Tell me how many lines hold "this", please, using only the number.

INPUT RECORDS |
=======

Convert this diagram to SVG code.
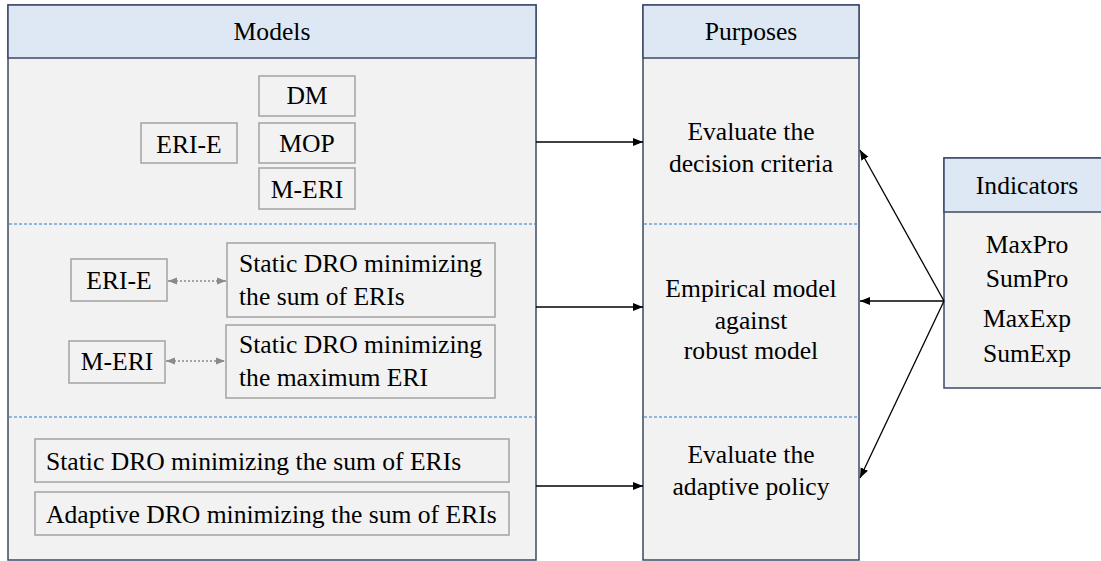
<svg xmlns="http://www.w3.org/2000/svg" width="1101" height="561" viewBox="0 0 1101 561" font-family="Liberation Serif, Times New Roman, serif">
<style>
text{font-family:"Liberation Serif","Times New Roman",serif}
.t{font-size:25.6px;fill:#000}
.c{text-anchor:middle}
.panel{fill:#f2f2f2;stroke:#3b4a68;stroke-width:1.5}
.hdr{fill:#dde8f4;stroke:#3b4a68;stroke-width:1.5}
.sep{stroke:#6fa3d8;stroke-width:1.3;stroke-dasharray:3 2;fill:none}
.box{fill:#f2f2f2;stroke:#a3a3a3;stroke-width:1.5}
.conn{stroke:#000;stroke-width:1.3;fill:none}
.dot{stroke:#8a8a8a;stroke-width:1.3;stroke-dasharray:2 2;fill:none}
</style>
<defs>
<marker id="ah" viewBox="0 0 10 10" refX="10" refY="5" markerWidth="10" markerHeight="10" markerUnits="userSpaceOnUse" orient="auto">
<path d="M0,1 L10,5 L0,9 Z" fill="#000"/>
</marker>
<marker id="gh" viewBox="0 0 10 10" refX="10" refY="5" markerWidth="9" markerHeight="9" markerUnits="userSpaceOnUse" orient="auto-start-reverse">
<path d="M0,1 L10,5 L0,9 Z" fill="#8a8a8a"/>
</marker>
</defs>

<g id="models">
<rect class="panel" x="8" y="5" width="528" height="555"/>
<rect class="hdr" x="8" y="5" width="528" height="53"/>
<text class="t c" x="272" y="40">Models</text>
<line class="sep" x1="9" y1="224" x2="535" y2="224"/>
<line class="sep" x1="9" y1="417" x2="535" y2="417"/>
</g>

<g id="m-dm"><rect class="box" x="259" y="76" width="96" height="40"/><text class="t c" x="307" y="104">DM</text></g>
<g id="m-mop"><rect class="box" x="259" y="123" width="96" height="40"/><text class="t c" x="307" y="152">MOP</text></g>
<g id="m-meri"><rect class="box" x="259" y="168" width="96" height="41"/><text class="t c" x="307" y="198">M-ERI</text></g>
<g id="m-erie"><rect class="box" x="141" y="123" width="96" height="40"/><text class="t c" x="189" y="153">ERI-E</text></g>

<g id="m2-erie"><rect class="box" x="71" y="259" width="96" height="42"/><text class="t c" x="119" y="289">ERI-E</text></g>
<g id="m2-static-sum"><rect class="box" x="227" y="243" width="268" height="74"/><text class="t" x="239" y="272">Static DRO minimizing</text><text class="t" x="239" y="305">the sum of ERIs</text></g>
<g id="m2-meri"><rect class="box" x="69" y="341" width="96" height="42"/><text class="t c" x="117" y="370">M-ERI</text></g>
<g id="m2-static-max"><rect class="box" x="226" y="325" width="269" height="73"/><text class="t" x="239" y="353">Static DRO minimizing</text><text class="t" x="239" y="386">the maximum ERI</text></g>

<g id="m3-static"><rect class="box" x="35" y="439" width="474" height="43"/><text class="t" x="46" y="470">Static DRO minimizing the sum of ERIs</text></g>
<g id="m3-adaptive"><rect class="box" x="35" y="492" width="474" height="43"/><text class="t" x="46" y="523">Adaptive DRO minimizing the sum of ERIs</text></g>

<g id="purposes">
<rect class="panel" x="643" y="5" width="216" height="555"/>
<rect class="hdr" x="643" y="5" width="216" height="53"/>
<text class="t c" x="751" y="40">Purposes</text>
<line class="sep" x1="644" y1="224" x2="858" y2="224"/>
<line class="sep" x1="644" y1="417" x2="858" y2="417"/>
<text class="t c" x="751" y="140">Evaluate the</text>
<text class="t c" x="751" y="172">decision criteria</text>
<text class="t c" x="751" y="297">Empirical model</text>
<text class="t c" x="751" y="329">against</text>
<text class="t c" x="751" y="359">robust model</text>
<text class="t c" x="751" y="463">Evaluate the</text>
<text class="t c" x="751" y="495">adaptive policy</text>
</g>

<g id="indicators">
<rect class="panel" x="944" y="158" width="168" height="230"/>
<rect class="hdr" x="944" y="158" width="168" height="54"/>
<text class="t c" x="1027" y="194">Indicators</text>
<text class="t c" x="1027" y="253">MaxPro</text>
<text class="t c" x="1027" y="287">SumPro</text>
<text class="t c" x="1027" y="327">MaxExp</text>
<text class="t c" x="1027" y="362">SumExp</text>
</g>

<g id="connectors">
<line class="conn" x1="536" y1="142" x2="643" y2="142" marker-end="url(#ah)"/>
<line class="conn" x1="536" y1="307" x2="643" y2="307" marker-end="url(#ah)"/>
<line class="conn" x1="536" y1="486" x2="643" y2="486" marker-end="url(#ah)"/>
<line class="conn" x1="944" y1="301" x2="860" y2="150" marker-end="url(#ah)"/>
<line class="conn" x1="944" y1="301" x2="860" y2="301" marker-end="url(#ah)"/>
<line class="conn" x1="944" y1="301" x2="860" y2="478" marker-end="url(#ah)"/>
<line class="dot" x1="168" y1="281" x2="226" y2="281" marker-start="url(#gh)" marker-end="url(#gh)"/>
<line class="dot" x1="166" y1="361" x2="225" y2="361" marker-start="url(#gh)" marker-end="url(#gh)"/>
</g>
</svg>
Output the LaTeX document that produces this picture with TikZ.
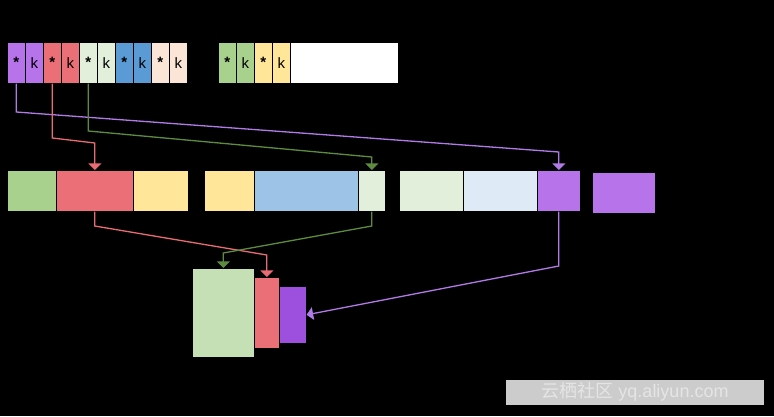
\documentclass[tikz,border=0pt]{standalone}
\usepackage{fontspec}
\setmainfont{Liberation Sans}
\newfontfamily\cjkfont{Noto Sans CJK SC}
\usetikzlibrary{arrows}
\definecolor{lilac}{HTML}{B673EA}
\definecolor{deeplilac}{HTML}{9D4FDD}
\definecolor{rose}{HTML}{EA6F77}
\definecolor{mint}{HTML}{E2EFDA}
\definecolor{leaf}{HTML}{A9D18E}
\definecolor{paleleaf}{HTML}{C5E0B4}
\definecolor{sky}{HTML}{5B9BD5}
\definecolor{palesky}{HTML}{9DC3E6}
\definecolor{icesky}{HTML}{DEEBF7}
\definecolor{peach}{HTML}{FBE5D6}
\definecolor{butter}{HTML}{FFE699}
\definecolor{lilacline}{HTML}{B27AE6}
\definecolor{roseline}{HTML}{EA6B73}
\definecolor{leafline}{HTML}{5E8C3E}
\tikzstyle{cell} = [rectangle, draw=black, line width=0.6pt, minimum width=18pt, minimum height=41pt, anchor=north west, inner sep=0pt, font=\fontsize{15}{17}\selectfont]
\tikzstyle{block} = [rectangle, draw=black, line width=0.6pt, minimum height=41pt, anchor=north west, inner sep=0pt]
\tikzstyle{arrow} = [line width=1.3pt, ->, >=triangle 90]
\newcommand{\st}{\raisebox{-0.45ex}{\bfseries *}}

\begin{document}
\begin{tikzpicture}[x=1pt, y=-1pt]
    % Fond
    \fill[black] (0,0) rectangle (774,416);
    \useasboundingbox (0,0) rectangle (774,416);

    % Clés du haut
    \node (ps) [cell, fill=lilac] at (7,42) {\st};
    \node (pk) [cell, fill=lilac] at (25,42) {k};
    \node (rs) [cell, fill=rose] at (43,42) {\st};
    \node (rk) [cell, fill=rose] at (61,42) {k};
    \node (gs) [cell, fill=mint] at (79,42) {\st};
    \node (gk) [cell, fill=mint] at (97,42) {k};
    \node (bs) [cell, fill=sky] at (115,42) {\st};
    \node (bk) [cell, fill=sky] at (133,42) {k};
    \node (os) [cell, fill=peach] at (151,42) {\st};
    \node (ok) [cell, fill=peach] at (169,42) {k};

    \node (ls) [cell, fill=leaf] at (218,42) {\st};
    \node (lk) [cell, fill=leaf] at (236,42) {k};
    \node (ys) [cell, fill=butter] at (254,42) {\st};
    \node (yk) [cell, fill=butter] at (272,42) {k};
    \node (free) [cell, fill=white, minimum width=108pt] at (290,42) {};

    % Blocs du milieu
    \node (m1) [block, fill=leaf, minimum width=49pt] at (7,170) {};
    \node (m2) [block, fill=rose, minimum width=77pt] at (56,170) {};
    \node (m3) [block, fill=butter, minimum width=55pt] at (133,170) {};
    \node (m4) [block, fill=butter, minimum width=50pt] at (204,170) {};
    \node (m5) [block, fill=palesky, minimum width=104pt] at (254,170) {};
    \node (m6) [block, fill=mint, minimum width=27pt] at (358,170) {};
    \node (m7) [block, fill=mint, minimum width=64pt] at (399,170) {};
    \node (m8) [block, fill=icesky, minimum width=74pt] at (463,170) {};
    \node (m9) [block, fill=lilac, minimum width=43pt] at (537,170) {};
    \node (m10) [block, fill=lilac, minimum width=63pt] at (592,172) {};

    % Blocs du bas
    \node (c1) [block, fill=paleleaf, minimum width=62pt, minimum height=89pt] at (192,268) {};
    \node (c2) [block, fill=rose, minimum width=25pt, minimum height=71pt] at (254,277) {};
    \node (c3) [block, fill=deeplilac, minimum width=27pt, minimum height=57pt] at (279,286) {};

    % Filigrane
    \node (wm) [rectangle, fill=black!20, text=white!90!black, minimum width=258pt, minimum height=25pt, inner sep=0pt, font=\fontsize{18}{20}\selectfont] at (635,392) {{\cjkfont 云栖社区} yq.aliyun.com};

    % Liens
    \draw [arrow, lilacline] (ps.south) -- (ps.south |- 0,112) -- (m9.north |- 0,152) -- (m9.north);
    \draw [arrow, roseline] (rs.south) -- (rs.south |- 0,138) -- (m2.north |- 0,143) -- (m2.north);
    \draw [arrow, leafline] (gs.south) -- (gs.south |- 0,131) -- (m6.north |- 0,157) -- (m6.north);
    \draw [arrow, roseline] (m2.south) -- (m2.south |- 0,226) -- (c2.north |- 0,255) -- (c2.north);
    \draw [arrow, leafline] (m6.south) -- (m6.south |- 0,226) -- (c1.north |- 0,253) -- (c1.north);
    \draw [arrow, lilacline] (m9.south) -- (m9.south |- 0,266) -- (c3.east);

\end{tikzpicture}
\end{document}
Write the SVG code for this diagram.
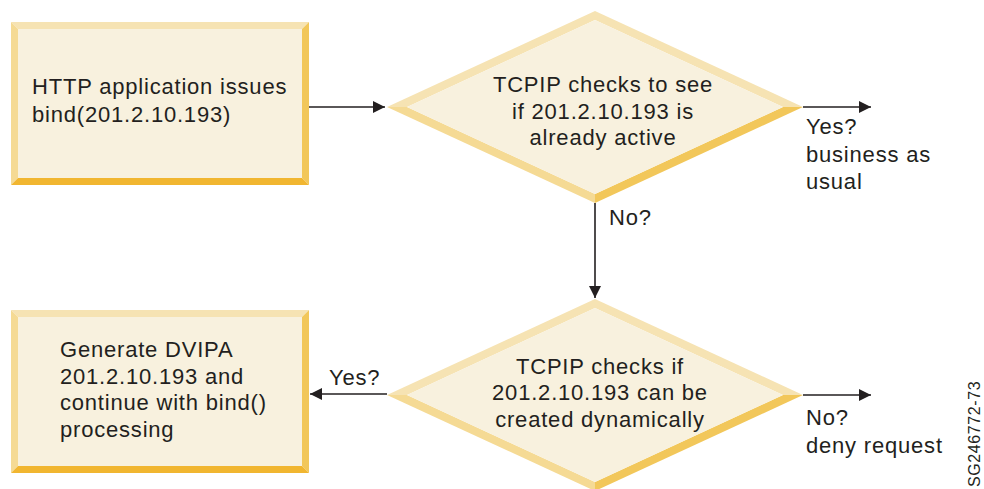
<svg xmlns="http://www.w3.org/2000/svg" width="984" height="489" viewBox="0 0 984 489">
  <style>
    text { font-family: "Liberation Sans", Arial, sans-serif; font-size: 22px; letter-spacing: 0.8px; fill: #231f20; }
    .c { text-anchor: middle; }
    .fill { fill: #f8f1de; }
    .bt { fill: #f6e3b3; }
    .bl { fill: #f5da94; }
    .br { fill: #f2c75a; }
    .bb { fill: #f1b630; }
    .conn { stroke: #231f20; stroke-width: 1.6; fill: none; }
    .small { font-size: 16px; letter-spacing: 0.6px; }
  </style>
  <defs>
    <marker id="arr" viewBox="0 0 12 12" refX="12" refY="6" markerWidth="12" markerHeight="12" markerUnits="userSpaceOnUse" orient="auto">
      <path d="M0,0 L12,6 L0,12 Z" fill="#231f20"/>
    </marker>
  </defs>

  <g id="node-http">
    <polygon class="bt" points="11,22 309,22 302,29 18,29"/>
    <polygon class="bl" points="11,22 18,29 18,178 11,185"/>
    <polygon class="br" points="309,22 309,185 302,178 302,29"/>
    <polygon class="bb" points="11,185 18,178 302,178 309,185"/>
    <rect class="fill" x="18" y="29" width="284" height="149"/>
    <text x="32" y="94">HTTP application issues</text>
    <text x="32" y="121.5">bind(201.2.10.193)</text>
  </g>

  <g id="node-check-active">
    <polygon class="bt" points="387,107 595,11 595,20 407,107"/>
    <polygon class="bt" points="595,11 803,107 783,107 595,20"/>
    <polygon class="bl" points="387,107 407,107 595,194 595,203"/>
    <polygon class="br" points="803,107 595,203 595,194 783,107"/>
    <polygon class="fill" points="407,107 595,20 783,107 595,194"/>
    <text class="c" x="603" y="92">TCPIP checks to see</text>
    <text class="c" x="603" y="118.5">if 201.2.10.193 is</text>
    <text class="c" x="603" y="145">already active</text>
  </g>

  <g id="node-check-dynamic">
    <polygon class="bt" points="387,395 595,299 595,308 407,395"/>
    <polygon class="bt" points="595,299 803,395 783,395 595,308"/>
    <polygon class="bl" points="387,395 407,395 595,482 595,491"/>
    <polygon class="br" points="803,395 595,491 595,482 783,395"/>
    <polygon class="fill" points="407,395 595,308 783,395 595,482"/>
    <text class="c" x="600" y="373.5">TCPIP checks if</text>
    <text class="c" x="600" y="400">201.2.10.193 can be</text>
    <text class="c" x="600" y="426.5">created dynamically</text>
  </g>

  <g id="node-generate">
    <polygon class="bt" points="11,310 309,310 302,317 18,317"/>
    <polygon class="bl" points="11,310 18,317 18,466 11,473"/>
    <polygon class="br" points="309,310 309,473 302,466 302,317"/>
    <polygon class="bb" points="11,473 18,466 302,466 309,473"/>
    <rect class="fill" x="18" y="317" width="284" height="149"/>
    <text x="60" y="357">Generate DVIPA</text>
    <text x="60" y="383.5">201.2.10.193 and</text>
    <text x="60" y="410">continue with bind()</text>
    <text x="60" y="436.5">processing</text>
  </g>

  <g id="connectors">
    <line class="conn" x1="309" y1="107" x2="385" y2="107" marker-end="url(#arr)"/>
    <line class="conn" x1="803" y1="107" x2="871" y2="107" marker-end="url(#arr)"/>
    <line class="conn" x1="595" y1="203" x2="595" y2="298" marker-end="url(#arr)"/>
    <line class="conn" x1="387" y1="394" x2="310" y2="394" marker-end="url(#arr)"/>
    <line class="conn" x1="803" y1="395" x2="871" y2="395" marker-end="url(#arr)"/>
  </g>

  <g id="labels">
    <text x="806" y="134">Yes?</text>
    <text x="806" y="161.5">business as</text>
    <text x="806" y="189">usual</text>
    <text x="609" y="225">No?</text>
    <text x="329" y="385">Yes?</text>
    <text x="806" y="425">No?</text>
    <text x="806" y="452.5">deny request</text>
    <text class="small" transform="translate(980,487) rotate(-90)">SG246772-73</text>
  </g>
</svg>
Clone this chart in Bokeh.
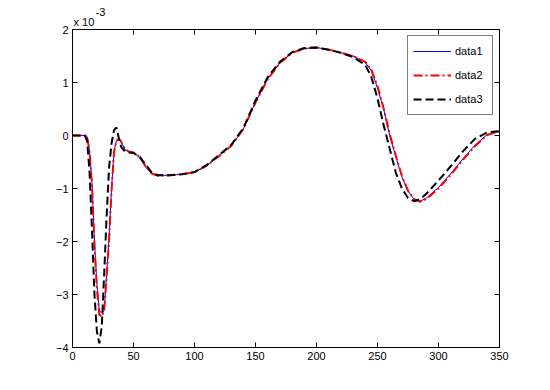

=======

WRITTEN SOLUTION | 4